PORTLAND, Maine — In the opening pages of "Dead Man’s Wake," the new thriller from Paul Doiron, Maine Game Warden Investigator Mike Bowditch hears a collision on a lake between a speed boat and a jet ski. 

Even though he writes fiction, Doiron is a stickler for accuracy, and to get the details right about the crash and its aftermath, he hunted down and read some decidedly obscure reference works. One was a book called "Boat Accident Reconstruction and Litigation," and another was "The Water’s Edge: A Manual for the Underwater Criminal Investigator."

"That one was a page-turner," Doiron said of the latter book. "I learned a lot about that very arcane branch of forensic investigation."

"Dead Man’s Wake" is the fourteenth book in the Mike Bowditch series.

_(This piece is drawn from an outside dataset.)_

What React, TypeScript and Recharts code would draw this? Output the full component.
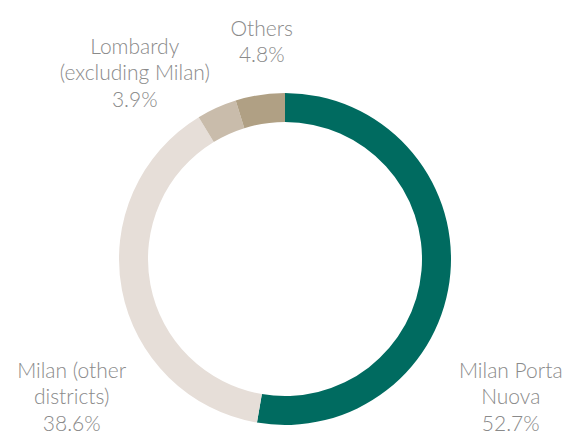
import React from "react";
import { PieChart, Pie, Cell } from "recharts";

const categories = ["Milan Porta Nuova", "Milan (other districts)", "Lombardy (excluding Milan)", "Others"];
const shares = [52.7, 38.6, 3.9, 4.8];
const labelLines = [
  ["Milan Porta", "Nuova"],
  ["Milan (other", "districts)"],
  ["Lombardy", "(excluding Milan)"],
  ["Others"],
];
const colors = ["#006b60", "#e6ded8", "#c9bcab", "#b0a084"];
// label centre offsets relative to pie centre, in units of outer radius (style)
const labelOffsets = [
  [1.36, 0.82],
  [-1.285, 0.82],
  [-0.905, -1.13],
  [-0.14, -1.32],
];

const data = categories.map((name, i) => ({ name, value: shares[i] }));

const LINE_H = 26.5;

const renderLabel = (props: any) => {
  const { cx, cy, outerRadius, index, value } = props;
  const lines = [...labelLines[index], `${value.toFixed(1)}%`];
  const [ox, oy] = labelOffsets[index];
  const x = cx + ox * outerRadius;
  const yc = cy + oy * outerRadius;
  const y0 = yc - ((lines.length - 1) * LINE_H) / 2;
  return (
    <text
      x={x}
      y={y0}
      textAnchor="middle"
      dominantBaseline="central"
      fill="#8a8a8a"
      fontFamily="Lato, 'Open Sans', sans-serif"
      fontWeight={300}
      fontSize={21}
    >
      {lines.map((l, i) => (
        <tspan key={i} x={x} y={y0 + i * LINE_H} dominantBaseline="central">
          {l}
        </tspan>
      ))}
    </text>
  );
};

export default function App() {
  return (
    <div style={{ position: "absolute", left: 0, top: 0, width: 568, height: 431, background: "#fff" }}>
      <PieChart width={568} height={431} margin={{ top: 0, right: 0, bottom: 0, left: 0 }}>
        <Pie
          data={data}
          dataKey="value"
          nameKey="name"
          cx={285}
          cy={259}
          innerRadius={137}
          outerRadius={166}
          startAngle={90}
          endAngle={-270}
          stroke="none"
          label={renderLabel}
          labelLine={false}
          isAnimationActive={false}
        >
          {data.map((d, i) => (
            <Cell key={d.name} fill={colors[i]} />
          ))}
        </Pie>
      </PieChart>
    </div>
  );
}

A new one comes out every summer, a clockwork schedule made possible by Doiron’s discipline and the pleasure he gets from his craft. As a registered Maine guide, he is not shy about taking the things he loves in real life—boating, hiking, fishing—and weaving them into his novels.

"This is fun for me," he said of writing. "I’m constantly in the outdoors and I’m constantly finding new stories and meeting Mainers. I love the authenticity of Maine people. It’s just so easy—it’s my life now."

What’s especially gratifying is showing Maine to people who’ve never been here. Those folks sometimes write to say that, after reading Doiron’s work, they want to visit the state. But there’s a sentiment that’s often tacked on. "I just hope," they tell him, "... it’s not quite as dangerous as it is in your books."